To steelman the claim: there is genuine, well-documented political conflict over Trump's relationship with the Kennedy Center in 2025. Trump signed an executive order in February 2025 directing changes to the institution's leadership and programming, per White House presidential action records. Board disputes and programming controversies received real coverage from the Washington Post and other outlets. So the underlying tension that makes this story feel plausible is real.
But plausible tension is not the same as a confirmed event. According to Associated Press fact-check reporting in 2025, the claim circulated on social media without any documentary support — no photos, no official statements, no on-the-record sources. The Kennedy Center's own official website published no announcement of any name or signage change. The Washington Post's 2025 Kennedy Center coverage focused entirely on board and programming disputes, with zero reporting on physical removal of exterior signage.
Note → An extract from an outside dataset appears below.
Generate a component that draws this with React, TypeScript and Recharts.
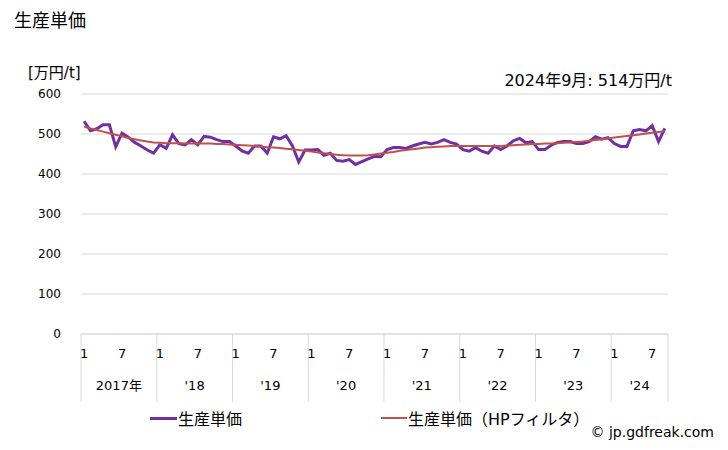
import { LineChart, Line, XAxis, YAxis, CartesianGrid } from "recharts";

const years = ["2017年", "'18", "'19", "'20", "'21", "'22", "'23", "'24"];
const monthsInYear = [12, 12, 12, 12, 12, 12, 12, 9];
const yTicks = [0, 100, 200, 300, 400, 500, 600];

// 生産単価 (万円/t), monthly from 2017-01
const unitPrice = [
  532, 508, 513, 523, 523, 468, 502, 492, 479, 470, 460, 452,
  473, 464, 498, 476, 473, 486, 473, 494, 492, 486, 481, 481,
  470, 458, 452, 470, 470, 452, 493, 488, 496, 470, 430, 460,
  460, 461, 447, 452, 434, 432, 436, 424, 431, 438, 444, 443,
  461, 466, 466, 464, 470, 475, 479, 475, 479, 486, 479, 475,
  461, 457, 466, 457, 452, 470, 461, 470, 483, 489, 478, 481,
  461, 461, 472, 479, 481, 481, 476, 476, 481, 493, 487, 491,
  476, 469, 469, 508, 511, 508, 521, 481, 514,
];

// 生産単価 (HPフィルタ)
const unitPriceHP = [
  518, 514, 510, 506, 502, 498, 494, 490, 487, 484, 481, 479,
  478, 477, 477, 477, 476, 476, 476, 476, 476, 475, 475, 474,
  473, 472, 471, 470, 469, 467, 466, 465, 463, 462, 460, 458,
  456, 454, 452, 450, 448, 447, 446, 446, 446, 447, 449, 451,
  453, 455, 458, 460, 462, 464, 466, 467, 468, 469, 470, 470,
  470, 470, 470, 470, 470, 470, 470, 471, 472, 473, 474, 475,
  475, 476, 476, 477, 478, 479, 480, 481, 483, 485, 487, 489,
  491, 493, 495, 497, 499, 501, 503, 505, 507,
];

interface Row {
  key: string;
  month: number;
  year: string;
  yearMonths: number;
  price: number;
  hp: number;
}

const rows: Row[] = [];
years.forEach((y, yi) => {
  for (let m = 1; m <= monthsInYear[yi]; m++) {
    const i = rows.length;
    rows.push({
      key: `${yi}-${m}`,
      month: m,
      year: y,
      yearMonths: monthsInYear[yi],
      price: unitPrice[i],
      hp: unitPriceHP[i],
    });
  }
});

const FONT = "'DejaVu Sans', 'Noto Sans CJK JP', sans-serif";
const GRID = "#d9d9d9";

// month labels (1 / 7), year labels and the year separator lines
const MonthTick = (props: any) => {
  const { x, y, payload, index } = props;
  const row = rows[index];
  if (!row) return null;
  const half = payload && payload.offset ? payload.offset : 3.16;
  const left = x - half;
  const isLast = index === rows.length - 1;
  return (
    <g>
      {row.month === 1 && (
        <line x1={left} y1={y} x2={left} y2={y + 68} stroke={GRID} />
      )}
      {isLast && (
        <line x1={x + half} y1={y} x2={x + half} y2={y + 68} stroke={GRID} />
      )}
      {(row.month === 1 || row.month === 7) && (
        <text x={x} y={y + 24} textAnchor="middle" fontSize={13} fill="#000" fontFamily={FONT}>
          {row.month}
        </text>
      )}
      {row.month === 1 && (
        <text
          x={left + row.yearMonths * half}
          y={y + 56}
          textAnchor="middle"
          fontSize={13}
          fill="#000"
          fontFamily={FONT}
        >
          {row.year}
        </text>
      )}
    </g>
  );
};

const App = () => {
  return (
    <div style={{ position: "relative", width: 728, height: 450, fontFamily: FONT, background: "#fff" }}>
      <style>{"body{margin:0}"}</style>
      <div style={{ position: "absolute", left: 14, top: 6, fontSize: 18 }}>生産単価</div>
      <div style={{ position: "absolute", left: 28, top: 61, fontSize: 15 }}>[万円/t]</div>
      <div style={{ position: "absolute", right: 56, top: 67, fontSize: 16 }}>2024年9月: 514万円/t</div>
      <LineChart
        width={728}
        height={450}
        data={rows}
        margin={{ top: 94, right: 60, bottom: 46, left: 0 }}
      >
        <CartesianGrid vertical={false} stroke={GRID} />
        <XAxis
          dataKey="key"
          scale="band"
          interval={0}
          height={70}
          tickLine={false}
          tickSize={0}
          tickMargin={0}
          axisLine={{ stroke: GRID }}
          tick={<MonthTick />}
        />
        <YAxis
          width={81}
          domain={[0, 600]}
          ticks={yTicks}
          axisLine={false}
          tickLine={false}
          tickSize={0}
          tickMargin={20}
          tick={{ fontSize: 12, fill: "#000", fontFamily: FONT }}
        />
        <Line
          dataKey="price"
          stroke="#7030a0"
          strokeWidth={3}
          dot={false}
          isAnimationActive={false}
        />
        <Line
          dataKey="hp"
          stroke="#c0504d"
          strokeWidth={2}
          dot={false}
          isAnimationActive={false}
        />
      </LineChart>
      <div style={{ position: "absolute", left: 150, top: 406, fontSize: 16, display: "flex", alignItems: "center" }}>
        <span style={{ display: "inline-block", width: 27, height: 3, background: "#7030a0", marginRight: 1 }} />
        生産単価
      </div>
      <div style={{ position: "absolute", left: 381, top: 406, fontSize: 16, display: "flex", alignItems: "center" }}>
        <span style={{ display: "inline-block", width: 26, height: 2, background: "#c0504d", marginRight: 1 }} />
        生産単価（HPフィルタ）
      </div>
      <div style={{ position: "absolute", right: 14, top: 424, fontSize: 14 }}>© jp.gdfreak.com</div>
    </div>
  );
};

export default App;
What we can honestly concede: it is true that Trump's name is associated with a named space inside the Kennedy Center, and it is true that his administration's intervention in the institution has generated significant controversy. Those facts are not in dispute. What is in dispute — and unsupported — is the specific, vivid claim that workers are physically removing his name from the building's exterior right now.
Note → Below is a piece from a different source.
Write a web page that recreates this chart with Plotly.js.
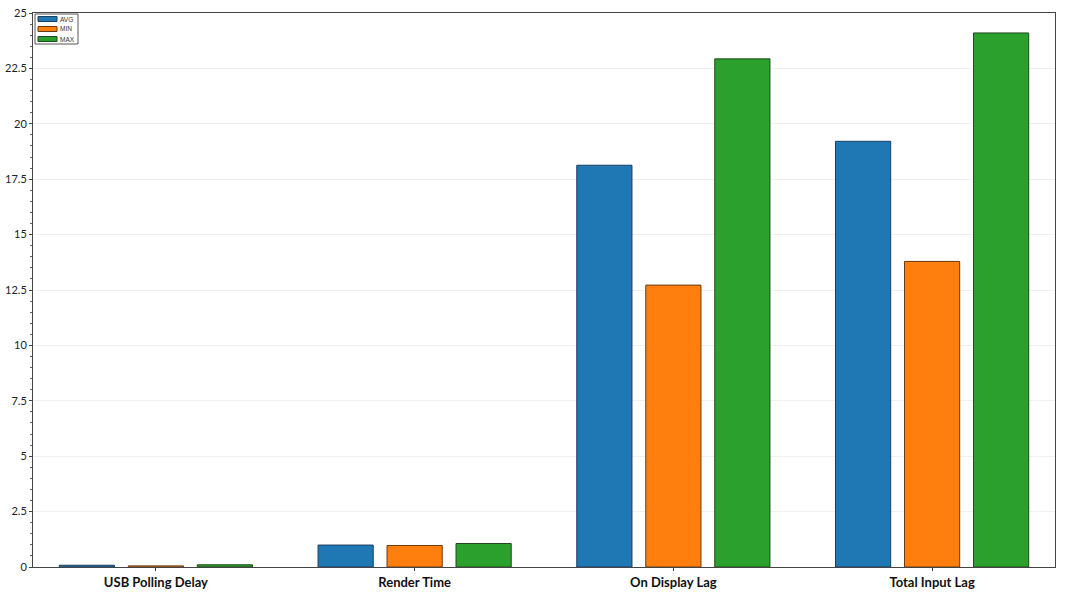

The manipulation pattern here is a familiar one: take a real, emotionally charged conflict and attach a fabricated but visually satisfying action to it. "Crews removing a name" is concrete, cinematic, and shareable. It gives audiences on both sides something to react to — triumph or outrage — before anyone stops to ask for a photograph or an official statement. When you see breaking claims about physical, visible actions at a specific landmark, demand exactly that: a photo, a named source, or an official statement. The absence of all three, in an era of ubiquitous smartphone cameras, is itself the answer.
Sources
- The John F. Kennedy Center for the Performing Arts – Official Website
As of 2025, the Kennedy Center's official name and signage have not been changed. No official announcement of name or signage removal has been published by the institution.
- Executive Order – White House, February 2025
President Trump signed an executive order in February 2025 directing changes to the Kennedy Center's leadership and programming, but no order directed the removal of his name from the building's exterior signage.
- Associated Press fact-check reporting, 2025
AP and other wire services found no credible evidence or official confirmation that crews were removing Trump's name from the Kennedy Center facade; the claim circulated on social media without documentation.
- Washington Post reporting on Kennedy Center, 2025
Washington Post coverage of the Kennedy Center in 2025 focused on board changes and programming disputes; no reporting confirmed physical removal of Trump's name from the building's exterior.
- Kennedy Center Reauthorization / Naming History – Congressional Research Service
The Kennedy Center is named after President John F. Kennedy by statute (20 U.S.C. § 76h). Trump's name was added to a specific hall (the Donald J. Trump Grand Foyer) but is not the building's primary name; changing statutory naming would require an act of Congress.